Il y avait une armoire pour les vêtements et une petite cheminée au-dessus de laquelle se trouvait une série de cintres pour faire sécher les manteaux trempés par la neige. Un tapis moelleux menait aux autres pièces, recouvrant la majeure partie du sol et gardant la maison au chaud.
“Absolument . Vous êtes sur le point de risquer votre vie pour mon peuple et ma ville est assiégée. Je préférerais de loin que nous abandonnions les formalités plutôt que de perdre notre temps avec de belles paroles.”
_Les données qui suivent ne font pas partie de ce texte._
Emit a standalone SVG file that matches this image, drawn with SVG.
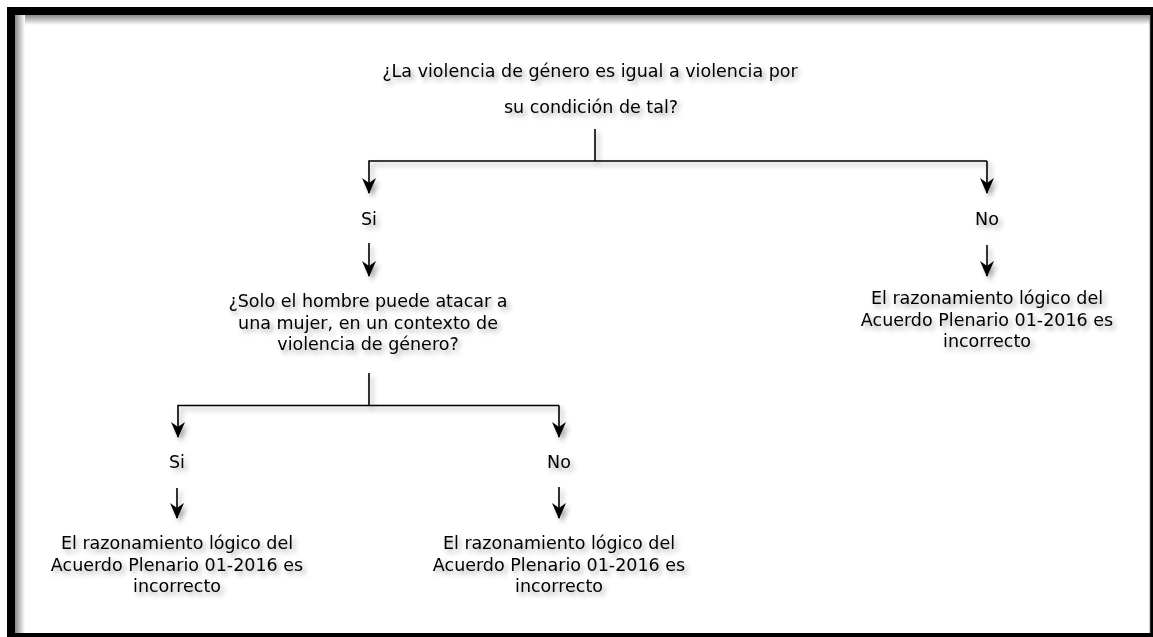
<svg xmlns="http://www.w3.org/2000/svg" width="1153" height="637" viewBox="0 0 1153 637">
  <defs>
    <style>
      .t { font-family: "Comic Sans MS", "DejaVu Sans", sans-serif; font-size: 17.5px; fill: #000; text-anchor: middle; }
      .c { stroke: #000; stroke-width: 1.6; fill: none; }
    </style>
    <filter id="sh" x="-10%" y="-10%" width="130%" height="150%">
      <feDropShadow dx="3" dy="3.5" stdDeviation="2.5" flood-color="#000" flood-opacity="0.35"/>
    </filter>
    <marker id="ah" viewBox="0 0 16 14" refX="15" refY="7" markerWidth="16" markerHeight="14" markerUnits="userSpaceOnUse" orient="auto">
      <path d="M0,0 L16,7 L0,14 L5,7 Z" fill="#000"/>
    </marker>
    <linearGradient id="gTop" x1="0" y1="0" x2="0" y2="1">
      <stop offset="0" stop-color="#8a8a8a"/>
      <stop offset="1" stop-color="#ffffff"/>
    </linearGradient>
    <linearGradient id="gLeft" x1="0" y1="0" x2="1" y2="0">
      <stop offset="0" stop-color="#8a8a8a"/>
      <stop offset="1" stop-color="#ffffff"/>
    </linearGradient>
  </defs>

  <!-- frame -->
  <rect x="0" y="0" width="1153" height="637" fill="#ffffff"/>
  <rect x="7" y="7" width="1152" height="636" fill="#000"/>
  <rect x="15" y="15" width="1135" height="618" fill="#ffffff"/>
  <rect x="15" y="15" width="1135" height="10" fill="url(#gTop)"/>
  <rect x="15" y="15" width="10" height="618" fill="url(#gLeft)"/>
  <rect x="1149.5" y="15" width="0.8" height="618" fill="#999"/>

  <g filter="url(#sh)">
    <g id="connectors">
      <path class="c" d="M595,129 V161"/>
      <path class="c" d="M987,161 H369 V193" marker-end="url(#ah)"/>
      <path class="c" d="M987,161 V193" marker-end="url(#ah)"/>
      <path class="c" d="M369,243 V276" marker-end="url(#ah)"/>
      <path class="c" d="M987,245 V276" marker-end="url(#ah)"/>
      <path class="c" d="M369,373 V405.5"/>
      <path class="c" d="M559,405.5 H178 V437" marker-end="url(#ah)"/>
      <path class="c" d="M559,405.5 V437" marker-end="url(#ah)"/>
      <path class="c" d="M177,488 V518" marker-end="url(#ah)"/>
      <path class="c" d="M559,487 V518" marker-end="url(#ah)"/>
    </g>

    <g id="q1">
      <text class="t" x="590" y="77">¿La violencia de género es igual a violencia por</text>
      <text class="t" x="591" y="113">su condición de tal?</text>
    </g>
    <g id="si1">
      <text class="t" x="369" y="225">Si</text>
    </g>
    <g id="no1">
      <text class="t" x="987" y="225">No</text>
    </g>
    <g id="q2">
      <text class="t" x="368" y="307">¿Solo el hombre puede atacar a</text>
      <text class="t" x="368" y="328.5">una mujer, en un contexto de</text>
      <text class="t" x="368" y="350">violencia de género?</text>
    </g>
    <g id="r1">
      <text class="t" x="987" y="304">El razonamiento lógico del</text>
      <text class="t" x="987" y="325.5">Acuerdo Plenario 01-2016 es</text>
      <text class="t" x="987" y="347">incorrecto</text>
    </g>
    <g id="si2">
      <text class="t" x="177" y="468">Si</text>
    </g>
    <g id="no2">
      <text class="t" x="559" y="468">No</text>
    </g>
    <g id="r2">
      <text class="t" x="177" y="549">El razonamiento lógico del</text>
      <text class="t" x="177" y="570.5">Acuerdo Plenario 01-2016 es</text>
      <text class="t" x="177" y="592">incorrecto</text>
    </g>
    <g id="r3">
      <text class="t" x="559" y="549">El razonamiento lógico del</text>
      <text class="t" x="559" y="570.5">Acuerdo Plenario 01-2016 es</text>
      <text class="t" x="559" y="592">incorrecto</text>
    </g>
  </g>
</svg>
Le majordome prit le manteau du baron tandis que le noble s’asseyait sur l’une des chaises près de la porte pour enlever ses bottes sales et les remplacer par des propres. Lith métamorphosa ses vêtements pour montrer à l’homme qu’il n’avait pas besoin de son aide, ce qui le fit tressaillir de surprise.
Les meubles de chaque pièce étaient faits de matériaux de haute qualité, mais leur design n’était pas ostentatoire.
“Ce n’est pas le genre d’hospitalité auquel je m’attendais. J’ai entendu des choses sur Jambel. Des choses désagréables.” Lith prit note mentalement de tout.
La maison du baron n’était pas géniale, mais c’était définitivement une maison. Elle était chaude et confortable. Chacune de ses pièces était habitée, et pas seulement conçue pour impressionner les invités. C’était comme ce qu’il voulait que soit sa propre maison.
“Elles sont toutes vraies.” Le baron dit avec un sourire suffisant.
“Nous n’avons guère de patience pour les étrangers qui viennent chez nous et s’attendent à être servis comme des seigneurs. Nous ne nous inclinons devant personne en raison de sa richesse, de son statut ou de son rang. Alors, rassurez-vous, ici, vous n’avez que des amis.”